My wife Julia and I have been married for nine years, together for twelve. We met right after high school. We have four kids under the age of six, three boys and a girl. We wanted a big family; it just came pretty quickly! It’s pretty wild having four at this age!

If you weren’t a teacher and could do anything with your time, what would you do?

One thing I would like to do, even now, and it still kind of falls under the category of teaching, is to be a guide out west somewhere like northwest Texas, Colorado, Wyoming, or Montana—that kind of country. Like an outdoor hunting and fishing guide teaching people. That would be a nice way to earn a living.

If you got an unexpected afternoon off, what would you do?

If it’s a nice day I’d go check my oldest kid, my five-year-old, out of school, get the four-wheelers and dirt bikes out, and go ride! He has a little Honda CRF, a little 50cc bike.

What was your favorite part of the welding industry when you worked in the field?

Just being part of building something. Whether it’s a new construction or a pre-existing plant where I did pipe work during a shutdown, if I ever come across one of those structures, I can look at it and know that my hands, my work, had something to do with that plant being operational. That’s my thing. There’s a lot of pride in that.

What advice do you have for new students considering TWS?

Go all in. Dedicate yourself. Dedicate your time to the program so you can become successful. In the military, we have a saying that goes, “Pain is temporary.” You may endure hardships and struggles between school, work, and outside family life during the seven-month program. But if you can dedicate yourself and deal with those struggles for that short amount of time and put in the effort needed, you can still be successful at the end of the day.

How do you help people deal with those struggles, those distractions?

We have high school graduates come into the program, but the majority of our students are young adults or older adults looking for a career change. They are looking for something else. We recognize that they already have a life on the outside. They have families, a job, things they are struggling with. Then you put a welding program on top of all that. It’s hard. It’s really easy for them to become distracted, to lose their drive and motivation to complete the program.

I just want you to take it a day at a time; put in the effort needed during today’s class to learn something new and leave campus that night better off than when you walked in that morning. If you do that daily, if you can dedicate your time to the program while you’re at the school, if you can see the light at the end of the tunnel, you will be successful. You will be able to enter the trade that you came here for. Ultimately that’s my mindset, and what I try to share with my students

What was your favorite tool of the trade when you worked in the field?

My favorite tool was my hood and my lens. I used to run some rather expensive glass shade lenses.
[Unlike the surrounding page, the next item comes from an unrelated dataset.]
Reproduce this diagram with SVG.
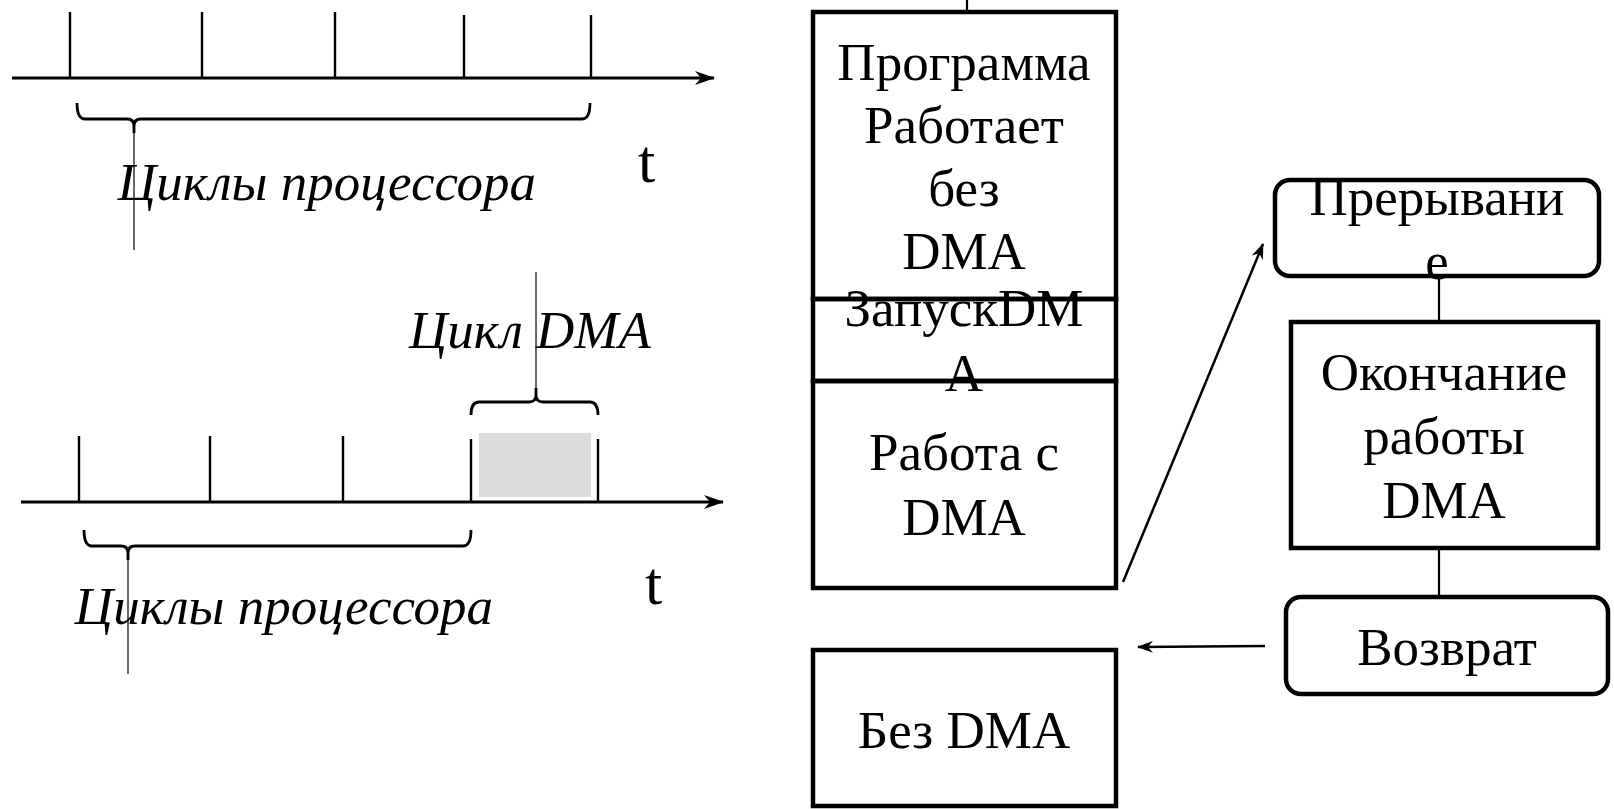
<svg xmlns="http://www.w3.org/2000/svg" width="1614" height="809" viewBox="0 0 1614 809">
  <style>
    .axis { stroke: #000; stroke-width: 3; fill: none; }
    .tick { stroke: #000; stroke-width: 2.4; fill: none; }
    .brace { stroke: #000; stroke-width: 2.8; fill: none; stroke-linejoin: round; }
    .lead { stroke: #000; stroke-width: 1.2; fill: none; }
    .box { fill: none; stroke: #000; stroke-width: 4.5; }
    .link { stroke: #000; stroke-width: 2.2; fill: none; }
    .arrow { stroke: #000; stroke-width: 2.5; fill: none; }
    .lbl { font-family: "Liberation Serif", "Times New Roman", serif; font-size: 53px; fill: #000; text-anchor: middle; }
    .ital { font-family: "Liberation Serif", "Times New Roman", serif; font-size: 53px; font-style: italic; fill: #000; }
    .tlbl { font-family: "Liberation Serif", "Times New Roman", serif; font-size: 62px; fill: #000; }
  </style>
  <defs>
    <marker id="head" viewBox="0 0 20 14" refX="19" refY="7" markerWidth="20" markerHeight="14" markerUnits="userSpaceOnUse" orient="auto">
      <path d="M0,0 L20,7 L0,14 L6,7 z" fill="#000"/>
    </marker>
    <marker id="headSmall" viewBox="0 0 16 12" refX="15" refY="6" markerWidth="16" markerHeight="12" markerUnits="userSpaceOnUse" orient="auto">
      <path d="M0,0 L16,6 L0,12 L5,6 z" fill="#000"/>
    </marker>
  </defs>

  <!-- Timeline without DMA -->
  <g id="timeline-cpu">
    <line class="axis" x1="12" y1="78" x2="714" y2="78" marker-end="url(#head)"/>
    <line class="tick" x1="70" y1="12" x2="70" y2="77"/>
    <line class="tick" x1="202" y1="12" x2="202" y2="77"/>
    <line class="tick" x1="335" y1="12" x2="335" y2="77"/>
    <line class="tick" x1="464" y1="15" x2="464" y2="77"/>
    <line class="tick" x1="591" y1="15" x2="591" y2="77"/>
    <path class="brace" d="M77,103 Q77,119 85,119 L127,119 Q134,119 134,126 L134,133 M134,126 Q134,119 141,119 L582,119 Q590,119 590,103"/>
    <line class="lead" x1="134" y1="130" x2="134" y2="250"/>
    <text class="ital" x="327" y="200" text-anchor="middle">Циклы процессора</text>
    <text class="tlbl" x="638" y="182">t</text>
  </g>

  <!-- Timeline with a DMA cycle -->
  <g id="timeline-dma">
    <rect x="479" y="433" width="112" height="64" fill="#dcdcdc"/>
    <line class="axis" x1="21" y1="502" x2="723" y2="502" marker-end="url(#head)"/>
    <line class="tick" x1="79" y1="436" x2="79" y2="501"/>
    <line class="tick" x1="210" y1="436" x2="210" y2="501"/>
    <line class="tick" x1="343" y1="436" x2="343" y2="501"/>
    <line class="tick" x1="471" y1="439" x2="471" y2="501"/>
    <line class="tick" x1="598" y1="439" x2="598" y2="501"/>
    <path class="brace" d="M84,530 Q84,546 92,546 L121,546 Q128,546 128,553 L128,560 M128,553 Q128,546 135,546 L463,546 Q471,546 471,530"/>
    <line class="lead" x1="128" y1="557" x2="128" y2="674"/>
    <text class="ital" x="284" y="624" text-anchor="middle">Циклы процессора</text>
    <text class="tlbl" x="645" y="604">t</text>
    <path class="brace" d="M471,415 Q471,402 479,402 L529,402 Q536,402 536,395 L536,388 M536,395 Q536,402 543,402 L590,402 Q598,402 598,415"/>
    <line class="lead" x1="536" y1="391" x2="536" y2="272"/>
    <text class="ital" x="530" y="348" text-anchor="middle">Цикл DMA</text>
  </g>

  <!-- Connectors -->
  <g id="connectors">
    <line class="link" x1="967" y1="0" x2="967" y2="12"/>
    <line class="link" x1="1439" y1="277" x2="1439" y2="322"/>
    <line class="link" x1="1439" y1="548" x2="1439" y2="597"/>
    <line class="arrow" x1="1123" y1="582" x2="1263" y2="244" marker-end="url(#headSmall)"/>
    <line class="arrow" x1="1265" y1="646" x2="1138" y2="647" marker-end="url(#headSmall)"/>
  </g>

  <!-- Program flow, left column -->
  <g id="node-program">
    <rect class="box" x="813" y="12" width="303" height="287"/>
    <text class="lbl" x="964" y="80">Программа</text>
    <text class="lbl" x="964" y="143">Работает</text>
    <text class="lbl" x="964" y="206">без</text>
    <text class="lbl" x="964" y="269">DMA</text>
  </g>
  <g id="node-work">
    <rect class="box" x="813" y="381" width="303" height="207"/>
    <text class="lbl" x="964" y="470">Работа с</text>
    <text class="lbl" x="964" y="535">DMA</text>
  </g>
  <g id="node-start">
    <rect class="box" x="813" y="299" width="303" height="82"/>
    <text class="lbl" x="964" y="326">ЗапускDM</text>
    <text class="lbl" x="964" y="391">A</text>
  </g>
  <g id="node-nodma">
    <rect class="box" x="813" y="650" width="303" height="156"/>
    <text class="lbl" x="964" y="748">Без DMA</text>
  </g>

  <!-- Interrupt handling, right column -->
  <g id="node-interrupt">
    <rect class="box" x="1275" y="180" width="324" height="96" rx="15" ry="15"/>
    <text class="lbl" x="1437" y="215">Прерывани</text>
    <text class="lbl" x="1437" y="279">е</text>
  </g>
  <g id="node-finish">
    <rect class="box" x="1291" y="322" width="307" height="226"/>
    <text class="lbl" x="1444" y="390">Окончание</text>
    <text class="lbl" x="1444" y="454">работы</text>
    <text class="lbl" x="1444" y="518">DMA</text>
  </g>
  <g id="node-return">
    <rect class="box" x="1286" y="597" width="322" height="97" rx="15" ry="15"/>
    <text class="lbl" x="1447" y="665">Возврат</text>
  </g>
</svg>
Your hood is your money maker if you’re a welder.

If you could tell anyone “thank you” for helping you become who you are today, who would that be?

My father. He raised me to have a good work ethic. I had to learn the value of a dollar by not being spoiled in any way. He just taught me how to be successful and support a family, and to have fun while I’m doing it. I learned a lot of lessons from him and feel like I was molded into the man I am today, based off him.